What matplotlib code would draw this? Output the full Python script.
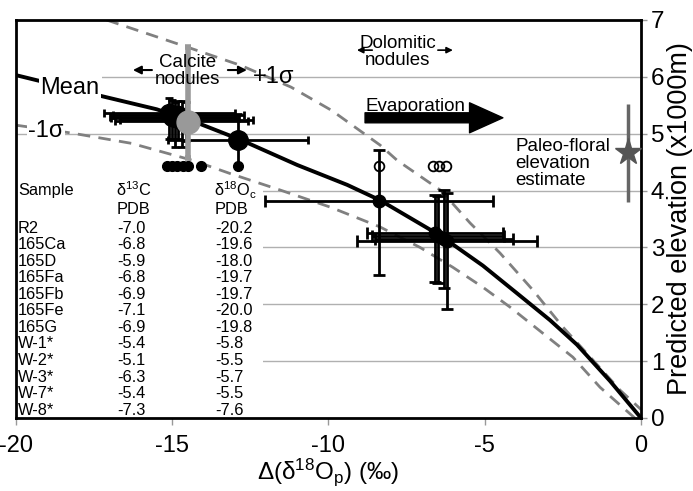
import matplotlib
matplotlib.use('Agg')
import matplotlib.pyplot as plt
from matplotlib.patches import Rectangle

plt.rcParams['font.family'] = ['Liberation Sans', 'DejaVu Sans']
plt.rcParams['mathtext.fontset'] = 'custom'
plt.rcParams['mathtext.rm'] = 'Liberation Sans'
plt.rcParams['mathtext.it'] = 'Liberation Sans:italic'
plt.rcParams['mathtext.default'] = 'regular'
plt.rcParams['axes.unicode_minus'] = False

# model curves: elevation (x1000 m) vs delta(d18Op)
mean_x = [-20, -17.25, -15.5, -14.1, -12.8, -11.0, -9.4, -8.35, -7.7, -6.4, -5.06, -3.87, -2.91, -2.05, -0.99, 0]
mean_y = [6.03, 5.66, 5.43, 5.17, 4.89, 4.45, 4.10, 3.83, 3.62, 3.2, 2.68, 2.15, 1.72, 1.29, 0.65, 0]
upper_x = [-17.1, -14.5, -12.8, -11.2, -9.9, -8.35, -7.8, -6.4, -5.47, -4.51, -3.46, -2.5, -1.54, -0.67, 0]
upper_y = [7.0, 6.52, 6.2, 5.82, 5.41, 4.8, 4.53, 4.0, 3.43, 2.90, 2.25, 1.60, 1.02, 0.49, 0.15]
lower_x = [-20, -18.2, -16.3, -14.34, -13.15, -11.55, -9.95, -8.35, -7.07, -6.02, -5.06, -4.19, -3.14, -2.18, -1.31, -0.2]
lower_y = [5.15, 5.01, 4.83, 4.53, 4.30, 4.01, 3.71, 3.36, 3.0, 2.65, 2.30, 1.95, 1.49, 1.07, 0.54, 0.0]

# calcite nodules
calc_x = [-15.1, -15.0, -14.9, -14.8, -14.7, -14.55]
calc_y = [5.36, 5.30, 5.27, 5.33, 5.22, 5.25]
calc_xerr = [2.1, 2.0, 2.05, 2.1, 2.12, 2.13]
calc_yerr_lo = [0.45, 0.4, 0.5, 0.42, 0.45, 0.38]
calc_yerr_hi = [0.26, 0.3, 0.28, 0.25, 0.35, 0.3]
d_x = [-12.9]
d_y = [4.89]
d_xerr = [2.24]
d_yerr_lo = [0.46]
d_yerr_hi = [0.45]
calc_mean_x = [-14.5]
calc_mean_y = [5.2]
calc_mean_lo = [0.63]
calc_mean_hi = [1.32]
dot_x = [-15.17, -15.01, -14.85, -14.66, -14.5, -14.08, -12.9]
dot_y = [4.44, 4.44, 4.44, 4.44, 4.44, 4.44, 4.44]

# dolomitic nodules
dol_x = [-8.38, -6.6, -6.5, -6.3, -6.22]
dol_y = [3.82, 3.26, 3.20, 3.15, 3.12]
dol_xerr = [3.65, 2.17, 2.12, 2.2, 2.88]
dol_yerr_lo = [1.31, 0.87, 0.82, 0.87, 1.2]
dol_yerr_hi = [0.89, 0.66, 0.7, 0.86, 0.83]
open_x = [-8.38, -6.65, -6.45, -6.25]
open_y = [4.44, 4.44, 4.44, 4.44]

# paleo-floral estimate
flora_x = [-0.41]
flora_y = [4.68]
flora_lo = [0.88]
flora_hi = [0.85]

# table
samples = ['R2', '165Ca', '165D', '165Fa', '165Fb', '165Fe', '165G',
           'W-1*', 'W-2*', 'W-3*', 'W-7*', 'W-8*']
d13c = ['-7.0', '-6.8', '-5.9', '-6.8', '-6.9', '-7.1', '-6.9',
        '-5.4', '-5.1', '-6.3', '-5.4', '-7.3']
d18oc = ['-20.2', '-19.6', '-18.0', '-19.7', '-19.7', '-20.0', '-19.8',
         '-5.8', '-5.5', '-5.7', '-5.5', '-7.6']

fig = plt.figure(figsize=(6.93, 4.91), dpi=100)
ax = fig.add_axes([16/693, 73/491, 625/693, 398/491])

ax.set_xlim(-20, 0)
ax.set_ylim(0, 7)
ax.set_xticks([-20, -15, -10, -5, 0])
ax.set_yticks(range(8))
ax.yaxis.tick_right()
ax.yaxis.set_label_position('right')
ax.set_axisbelow(True)
ax.yaxis.grid(True, color='#b0b0b0', lw=1)
for s in ax.spines.values():
    s.set_linewidth(2)
ax.tick_params(axis='x', length=5, width=1, color='#999999', labelsize=17, pad=7)
ax.tick_params(axis='y', length=4, width=1, color='#999999', labelsize=17.5, pad=3)

# white area behind table and labels
ax.add_patch(Rectangle((-20, 0), 7.9, 4.12, fc='white', ec='none', zorder=1))
ax.add_patch(Rectangle((-20, 5.6), 2.75, 0.55, fc='white', ec='none', zorder=1))

ax.plot(upper_x, upper_y, color='#808080', lw=2, dashes=(4.5, 3), zorder=2)
ax.plot(lower_x, lower_y, color='#808080', lw=2, dashes=(4.5, 3), zorder=2)
ax.plot(mean_x, mean_y, color='black', lw=2.8, zorder=3)

ax.errorbar(calc_x, calc_y, xerr=calc_xerr, yerr=[calc_yerr_lo, calc_yerr_hi],
            fmt='o', color='black', ms=13, elinewidth=2, capsize=3, capthick=2, zorder=4)
ax.errorbar(d_x, d_y, xerr=d_xerr, yerr=[d_yerr_lo, d_yerr_hi],
            fmt='o', color='black', ms=14, elinewidth=2, capsize=3, capthick=2, zorder=4)
ax.plot(dot_x, dot_y, 'o', color='black', ms=7, zorder=4)
ax.errorbar(calc_mean_x, calc_mean_y, yerr=[calc_mean_lo, calc_mean_hi],
            fmt='o', color='#999999', ms=16.5, elinewidth=4, capsize=2, capthick=4, zorder=5)

ax.errorbar(dol_x, dol_y, xerr=dol_xerr, yerr=[dol_yerr_lo, dol_yerr_hi],
            fmt='o', color='black', ms=9, elinewidth=2, capsize=4, capthick=2, zorder=4)
ax.plot(open_x, open_y, 'o', mfc='none', mec='black', mew=1.3, ms=7, zorder=6)

ax.errorbar(flora_x, flora_y, yerr=[flora_lo, flora_hi], fmt='*', color='#555555',
            ecolor='#666666', ms=20, elinewidth=2.5, capsize=0, zorder=5)

# labels
ax.text(-19.23, 5.80, 'Mean', fontsize=17, va='center', ha='left',
        bbox=dict(fc='white', ec='none', pad=1), zorder=6)
ax.text(-19.6, 5.05, '-1σ', fontsize=17, va='center',
        bbox=dict(fc='white', ec='none', pad=1), zorder=6)
ax.text(-12.42, 6.0, '+1σ', fontsize=17, va='center', zorder=6)
ax.text(-14.5, 6.10, 'Calcite\nnodules', ha='center', va='center', fontsize=13.5,
        linespacing=0.95, zorder=6)
ax.text(-7.78, 6.44, 'Dolomitic\nnodules', ha='center', va='center', fontsize=13.5,
        linespacing=0.95, zorder=6)
ax.text(-8.83, 5.47, 'Evaporation', fontsize=13.5, va='center', zorder=6)
ax.text(-4.03, 4.47, 'Paleo-floral\nelevation\nestimate', fontsize=13.5, va='center',
        linespacing=1.0, zorder=6)

arr = dict(arrowstyle='-|>', color='black', lw=1.5, mutation_scale=12, shrinkA=0, shrinkB=0)
ax.annotate('', xy=(-16.26, 6.12), xytext=(-15.65, 6.12), arrowprops=arr)
ax.annotate('', xy=(-12.61, 6.12), xytext=(-13.22, 6.12), arrowprops=arr)
arr2 = dict(arrowstyle='-|>', color='black', lw=1.2, mutation_scale=9, shrinkA=0, shrinkB=0)
ax.annotate('', xy=(-9.09, 6.47), xytext=(-8.6, 6.47), arrowprops=arr2)
ax.annotate('', xy=(-6.02, 6.47), xytext=(-6.5, 6.47), arrowprops=arr2)
ax.annotate('', xy=(-4.42, 5.28), xytext=(-8.83, 5.28),
            arrowprops=dict(arrowstyle='simple,head_length=2.4,head_width=2.16,tail_width=0.72',
                            fc='black', ec='black', mutation_scale=10, shrinkA=0, shrinkB=0))

# sample table
tfs = 11.8
ax.text(-19.94, 4.01, 'Sample', fontsize=tfs, va='center', zorder=6)
ax.text(-16.8, 4.01, 'δ$^{13}$C', fontsize=tfs, va='center', zorder=6)
ax.text(-13.65, 4.01, 'δ$^{18}$O$_{c}$', fontsize=tfs, va='center', zorder=6)
ax.text(-16.77, 3.66, 'PDB', fontsize=tfs, va='center', zorder=6)
ax.text(-13.63, 3.66, 'PDB', fontsize=tfs, va='center', zorder=6)
for i in range(len(samples)):
    yy = 3.34 - i * 0.291
    ax.text(-19.94, yy, samples[i], fontsize=tfs, va='center', zorder=6)
    ax.text(-16.77, yy, d13c[i], fontsize=tfs, va='center', zorder=6)
    ax.text(-13.63, yy, d18oc[i], fontsize=tfs, va='center', zorder=6)

ax.set_xlabel('Δ(δ$^{18}$O$_{p}$) (‰)', fontsize=17.5, labelpad=0)
ax.set_ylabel('Predicted elevation (x1000m)', fontsize=19.5, labelpad=2)

fig.savefig('out.png', dpi=100)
════════
## Instruction
Leave out the pictures. Transcribe only the lines above, from the first through the one that contains "from matplotlib.patches import Rectangle".

## Reply to the exercise
What matplotlib code would draw this? Output the full Python script.
import matplotlib
matplotlib.use('Agg')
import matplotlib.pyplot as plt
from matplotlib.patches import Rectangle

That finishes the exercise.